OK, here is my story. I would greatly appreciate the honest truth as to what you might think of it. I can take it whatever it might be.
My husband and I have been married for 10 years, we have 2 kids. we have never been good a communicating , but we loved each other and when we were young, we were just having fun. Now things are different and have gotten difficult. For a long time I have felt responsible. I was pampered as a child and I definitely was NOT a good homemaker at first. My husband was a great cook and he said he like to do it. I also failed at keeping up with housework and keeping things going. After we were married for 4 years and before we had kids we had a long talk. He told me that he felt the burden of doing everything around the house and that I was not doing my part. He confessed that he was worried about having kids with me because of the added work. I agreed and went to counselling. I did a whole year of counselling where I learned that I am not at all the lazy useless piece of garbage that I thought I was. The truth is, I work full time - always have - and part time. I have always had a second job to help make ends meet. I could see that there were areas at home where I was failing, and I worked hard to make laundry and cleaning more of a priority. And it has been. I do not expect my husband to take care of any more than half of the house work. Now that we have kids, all of the kid stuff has fallen to me. I am absolutely the primary care taker. My husband is a good and involved father, but he works long hours outside the home and I have the kids with me most often.

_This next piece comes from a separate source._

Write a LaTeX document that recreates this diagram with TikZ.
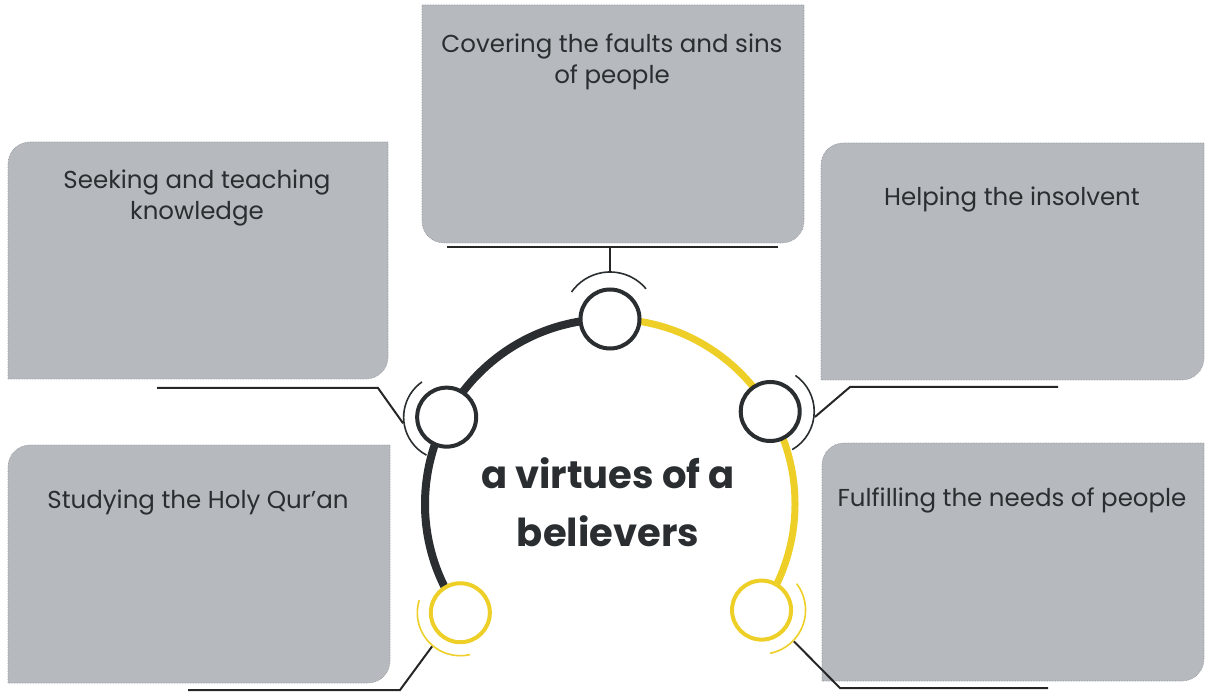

Ok, to the point. We started counselling about a month ago. At first he was angry and our first session was difficult at best. He said he was just going through the motions and didn't really see any home for us. He also said he didn't want a divorce, but that he didn't see how this can truly be any better. I was shocked and hurt. BUT he agreed to go back and now we have had 5 sessions in total. While I have really taken it to heart and have been working hard to do what the counselor suggests, he has not. At our last session he acknowledged that he has noticed that I have been working at this both in and out of counselling. It felt good to be acknowledged. But then as the counselor began to press him for his feelings and his part in all this, he started to get angry. He talked around answers and avoided questions. Until he finally said he is just here going through the motions. That hurt to hear. But I don't know if I believe it.
From the beginning I have felt like this mess is my fault. He has told me so. That I am the reason he is unhappy and hates to come home. But for some reason, after this session I began to suddenly feel like this isn't all my fault. And that I cannot fix it on my own. I am so tired of feeling guilty. But whether he meant what he said or not, I can't see the point in continuing if he isn't going to try. Surprisingly, right after that he agreed to come back next week. I don't know what to think. I am wondering -Is he just coming because I asked him to? Is he going to continue to go to the sessions but do nothing else to improve things? How is that not just a huge waste of time?
I suspect that he still actually loves me. I think that he hates himself. I think that he feels like his life is not what he expected. Although we have a good life. He thinks that I am crazy for ever suggesting that anything could be different. When I talk about making my side business my full time job and quitting my current full time job, he says I am delusional and idealistic. He has this attitude that things are the way the are and that they can never be any different. He tells people I am crazy for suggesting that things can be better. I guess it shouldn't be a surprise that he thinks that way about our marriage too.
This session was yesterday and since then I am just inwardly focused. I am tired of trying to fix this alone. If he is not trying then I am done. I am going to take care of myself. I am going to have fun with my kids and for now, I am not going to concentrate on making him happy. That has been my sole thought for 10 years = how can I make him happy? Well that is over. For now. For now we are living separate under the same roof. I plan to wait it out and if he comes around - I will work! But if he does not ever come around then I am going to suggest that it is over. The LAST thing I want is divorce. I hate that our children would have to go through that, but I refuse to stay in an emotionally void relationship. I just have no idea how this happened. I feel like I am in someone else's life.
If you are still reading - thank you. I know it's a lot. what do you think? Am I wrong? Can I do this differently? Is there another option? Thanks so much!